DIRECTIONS FOR THIS TASK :: Starting at the line with "The picture is" and stopping at the line with "import seaborn as sns", repeat each line exactly. Include both and omit the rest.

RECORDED DATA ::
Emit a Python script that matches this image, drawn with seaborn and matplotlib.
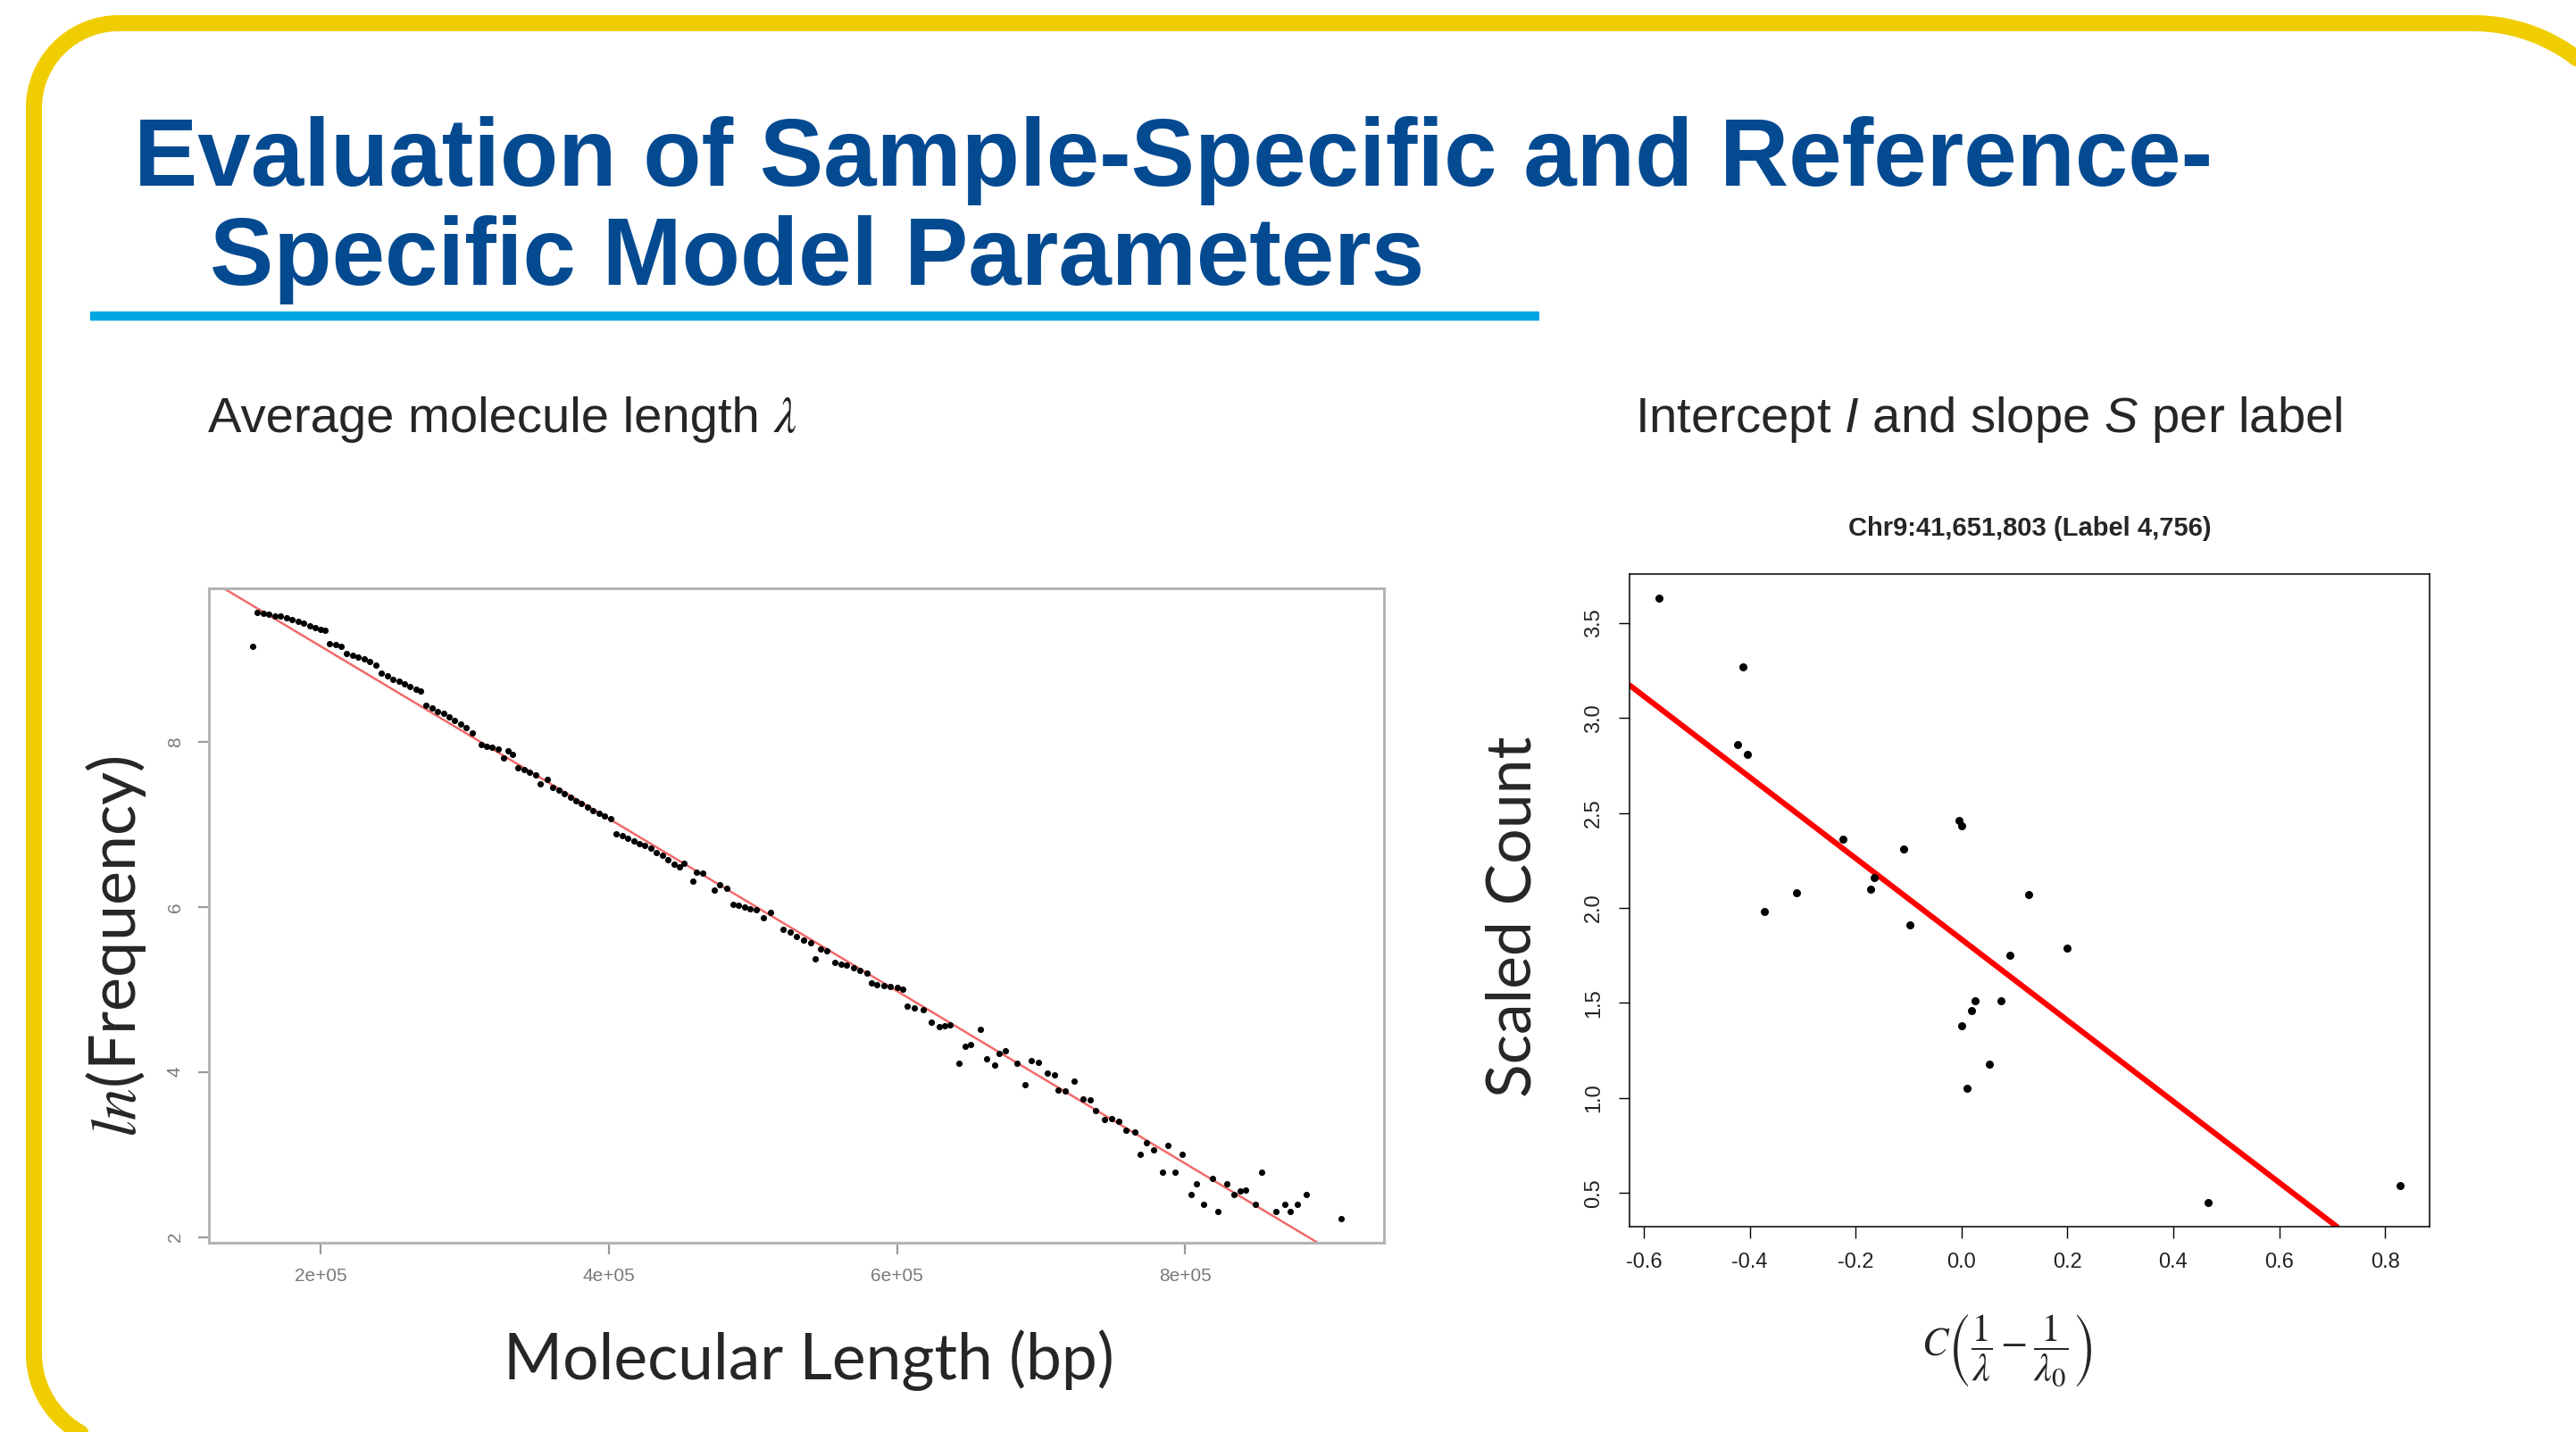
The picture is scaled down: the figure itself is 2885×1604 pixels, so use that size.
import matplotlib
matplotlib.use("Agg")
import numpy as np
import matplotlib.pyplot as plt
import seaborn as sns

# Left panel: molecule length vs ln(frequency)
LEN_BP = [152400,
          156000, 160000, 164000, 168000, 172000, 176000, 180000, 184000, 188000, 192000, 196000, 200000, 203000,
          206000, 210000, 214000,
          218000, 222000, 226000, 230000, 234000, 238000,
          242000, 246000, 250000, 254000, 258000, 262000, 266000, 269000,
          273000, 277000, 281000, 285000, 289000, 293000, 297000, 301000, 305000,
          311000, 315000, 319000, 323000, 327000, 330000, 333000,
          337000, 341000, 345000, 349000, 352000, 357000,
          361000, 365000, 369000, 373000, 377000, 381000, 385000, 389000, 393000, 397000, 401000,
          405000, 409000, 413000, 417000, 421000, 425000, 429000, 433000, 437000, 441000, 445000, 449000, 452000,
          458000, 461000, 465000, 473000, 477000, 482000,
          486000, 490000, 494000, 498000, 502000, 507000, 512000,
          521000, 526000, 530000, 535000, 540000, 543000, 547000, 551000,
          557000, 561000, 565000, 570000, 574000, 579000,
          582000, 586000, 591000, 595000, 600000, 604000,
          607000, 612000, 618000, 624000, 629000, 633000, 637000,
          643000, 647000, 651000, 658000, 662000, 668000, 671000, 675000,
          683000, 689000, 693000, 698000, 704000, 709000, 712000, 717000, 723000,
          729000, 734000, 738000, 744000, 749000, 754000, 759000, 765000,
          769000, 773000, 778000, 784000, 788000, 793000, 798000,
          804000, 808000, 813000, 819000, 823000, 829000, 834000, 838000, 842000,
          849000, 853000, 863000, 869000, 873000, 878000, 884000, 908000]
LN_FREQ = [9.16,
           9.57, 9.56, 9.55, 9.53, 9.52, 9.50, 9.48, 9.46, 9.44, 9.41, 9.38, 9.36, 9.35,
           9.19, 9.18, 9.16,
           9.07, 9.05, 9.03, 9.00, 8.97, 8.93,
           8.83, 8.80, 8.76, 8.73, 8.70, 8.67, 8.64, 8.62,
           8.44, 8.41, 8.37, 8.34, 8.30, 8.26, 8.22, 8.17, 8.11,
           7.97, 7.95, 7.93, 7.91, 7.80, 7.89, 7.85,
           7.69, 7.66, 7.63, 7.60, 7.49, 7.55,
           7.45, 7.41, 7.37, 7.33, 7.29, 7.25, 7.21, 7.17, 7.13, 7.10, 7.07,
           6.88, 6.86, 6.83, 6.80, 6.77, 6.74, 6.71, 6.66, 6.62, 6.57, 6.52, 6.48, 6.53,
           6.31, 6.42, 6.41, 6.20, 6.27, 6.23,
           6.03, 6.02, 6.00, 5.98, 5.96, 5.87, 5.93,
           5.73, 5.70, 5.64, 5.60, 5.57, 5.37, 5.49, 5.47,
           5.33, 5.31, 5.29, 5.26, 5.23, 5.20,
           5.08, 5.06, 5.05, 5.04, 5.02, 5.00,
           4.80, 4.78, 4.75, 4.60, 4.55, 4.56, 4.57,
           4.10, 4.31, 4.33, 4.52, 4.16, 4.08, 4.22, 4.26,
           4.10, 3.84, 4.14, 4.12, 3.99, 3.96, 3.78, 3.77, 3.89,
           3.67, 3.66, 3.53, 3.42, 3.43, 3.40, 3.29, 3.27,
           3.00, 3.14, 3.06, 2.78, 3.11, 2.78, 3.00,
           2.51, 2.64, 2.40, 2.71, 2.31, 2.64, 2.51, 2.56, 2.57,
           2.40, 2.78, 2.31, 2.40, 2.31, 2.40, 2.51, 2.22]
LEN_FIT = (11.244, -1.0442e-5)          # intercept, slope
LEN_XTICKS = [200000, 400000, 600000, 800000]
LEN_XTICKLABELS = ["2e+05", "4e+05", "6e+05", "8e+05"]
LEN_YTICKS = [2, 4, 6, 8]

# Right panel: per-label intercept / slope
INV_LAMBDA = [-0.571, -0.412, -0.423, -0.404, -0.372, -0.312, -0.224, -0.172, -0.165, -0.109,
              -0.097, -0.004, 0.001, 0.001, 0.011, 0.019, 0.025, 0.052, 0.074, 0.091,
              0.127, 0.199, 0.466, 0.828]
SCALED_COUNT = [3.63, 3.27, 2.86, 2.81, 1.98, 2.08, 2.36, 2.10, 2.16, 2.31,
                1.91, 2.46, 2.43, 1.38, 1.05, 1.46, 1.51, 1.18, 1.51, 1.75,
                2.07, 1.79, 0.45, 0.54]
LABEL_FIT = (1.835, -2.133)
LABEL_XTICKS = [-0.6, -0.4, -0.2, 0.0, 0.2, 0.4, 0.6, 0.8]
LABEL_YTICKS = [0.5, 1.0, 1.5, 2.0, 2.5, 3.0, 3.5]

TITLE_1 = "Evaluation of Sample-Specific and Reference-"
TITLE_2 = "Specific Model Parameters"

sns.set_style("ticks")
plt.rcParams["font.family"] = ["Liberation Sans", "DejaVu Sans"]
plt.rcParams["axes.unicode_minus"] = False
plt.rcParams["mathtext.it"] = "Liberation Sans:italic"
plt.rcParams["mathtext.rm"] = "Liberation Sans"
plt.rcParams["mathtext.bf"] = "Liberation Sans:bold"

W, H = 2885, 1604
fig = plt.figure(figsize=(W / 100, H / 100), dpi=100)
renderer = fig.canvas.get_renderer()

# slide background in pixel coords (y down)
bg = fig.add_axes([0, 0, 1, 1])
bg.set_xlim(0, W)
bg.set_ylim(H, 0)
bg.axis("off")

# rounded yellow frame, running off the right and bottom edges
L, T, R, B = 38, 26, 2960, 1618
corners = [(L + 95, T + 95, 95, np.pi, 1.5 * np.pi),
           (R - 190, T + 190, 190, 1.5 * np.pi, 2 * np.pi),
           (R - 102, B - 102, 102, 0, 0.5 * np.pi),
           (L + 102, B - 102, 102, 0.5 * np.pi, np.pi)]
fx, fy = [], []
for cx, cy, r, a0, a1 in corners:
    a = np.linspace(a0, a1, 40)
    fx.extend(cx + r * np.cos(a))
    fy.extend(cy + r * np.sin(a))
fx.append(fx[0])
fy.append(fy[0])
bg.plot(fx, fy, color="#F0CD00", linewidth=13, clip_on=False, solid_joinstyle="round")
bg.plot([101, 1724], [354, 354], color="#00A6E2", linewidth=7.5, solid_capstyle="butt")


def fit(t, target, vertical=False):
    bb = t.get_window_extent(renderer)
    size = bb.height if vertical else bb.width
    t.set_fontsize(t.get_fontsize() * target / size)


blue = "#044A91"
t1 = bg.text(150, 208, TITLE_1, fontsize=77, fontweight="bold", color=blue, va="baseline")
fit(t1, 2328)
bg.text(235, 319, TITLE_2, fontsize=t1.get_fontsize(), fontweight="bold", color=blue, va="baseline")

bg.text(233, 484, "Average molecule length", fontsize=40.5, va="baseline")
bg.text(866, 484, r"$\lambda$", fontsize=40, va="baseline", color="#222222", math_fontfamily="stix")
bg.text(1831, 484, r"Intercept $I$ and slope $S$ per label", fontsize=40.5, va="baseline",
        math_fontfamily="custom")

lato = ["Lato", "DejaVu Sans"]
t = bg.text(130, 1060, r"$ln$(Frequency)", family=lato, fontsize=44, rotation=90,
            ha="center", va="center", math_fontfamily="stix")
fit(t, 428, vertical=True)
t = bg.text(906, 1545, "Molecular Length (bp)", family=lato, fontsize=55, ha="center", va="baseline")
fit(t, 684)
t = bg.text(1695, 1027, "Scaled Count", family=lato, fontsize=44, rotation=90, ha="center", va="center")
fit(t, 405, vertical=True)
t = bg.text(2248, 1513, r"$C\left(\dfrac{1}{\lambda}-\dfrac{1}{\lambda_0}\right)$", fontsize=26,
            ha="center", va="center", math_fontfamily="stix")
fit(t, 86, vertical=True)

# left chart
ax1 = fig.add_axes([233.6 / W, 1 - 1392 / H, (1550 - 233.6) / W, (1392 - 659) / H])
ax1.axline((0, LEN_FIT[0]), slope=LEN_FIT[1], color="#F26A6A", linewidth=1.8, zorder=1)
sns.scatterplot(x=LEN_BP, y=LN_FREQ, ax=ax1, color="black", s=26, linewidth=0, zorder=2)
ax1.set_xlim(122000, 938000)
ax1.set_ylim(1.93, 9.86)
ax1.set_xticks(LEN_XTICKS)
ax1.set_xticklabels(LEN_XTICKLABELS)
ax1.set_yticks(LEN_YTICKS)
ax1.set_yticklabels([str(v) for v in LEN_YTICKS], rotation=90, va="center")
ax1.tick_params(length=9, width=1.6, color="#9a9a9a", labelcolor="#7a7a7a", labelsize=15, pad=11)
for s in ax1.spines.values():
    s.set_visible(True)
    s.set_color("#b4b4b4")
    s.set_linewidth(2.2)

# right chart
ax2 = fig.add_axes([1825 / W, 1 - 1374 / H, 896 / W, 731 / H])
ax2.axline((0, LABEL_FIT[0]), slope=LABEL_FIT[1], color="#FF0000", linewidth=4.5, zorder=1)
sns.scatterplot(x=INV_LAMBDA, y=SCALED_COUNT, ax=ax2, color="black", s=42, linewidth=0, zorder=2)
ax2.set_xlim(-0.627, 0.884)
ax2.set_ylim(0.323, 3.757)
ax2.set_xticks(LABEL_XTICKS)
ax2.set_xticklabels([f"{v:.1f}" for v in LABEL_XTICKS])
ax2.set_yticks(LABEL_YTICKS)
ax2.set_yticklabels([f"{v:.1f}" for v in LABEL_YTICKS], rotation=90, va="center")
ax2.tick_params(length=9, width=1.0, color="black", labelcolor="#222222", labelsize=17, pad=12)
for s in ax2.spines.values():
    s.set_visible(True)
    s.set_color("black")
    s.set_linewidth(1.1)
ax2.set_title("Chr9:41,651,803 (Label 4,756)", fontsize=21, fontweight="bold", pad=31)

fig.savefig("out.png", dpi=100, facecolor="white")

ANSWER TO THE PROBLEM ::
The picture is scaled down: the figure itself is 2885×1604 pixels, so use that size.
import matplotlib
matplotlib.use("Agg")
import numpy as np
import matplotlib.pyplot as plt
import seaborn as sns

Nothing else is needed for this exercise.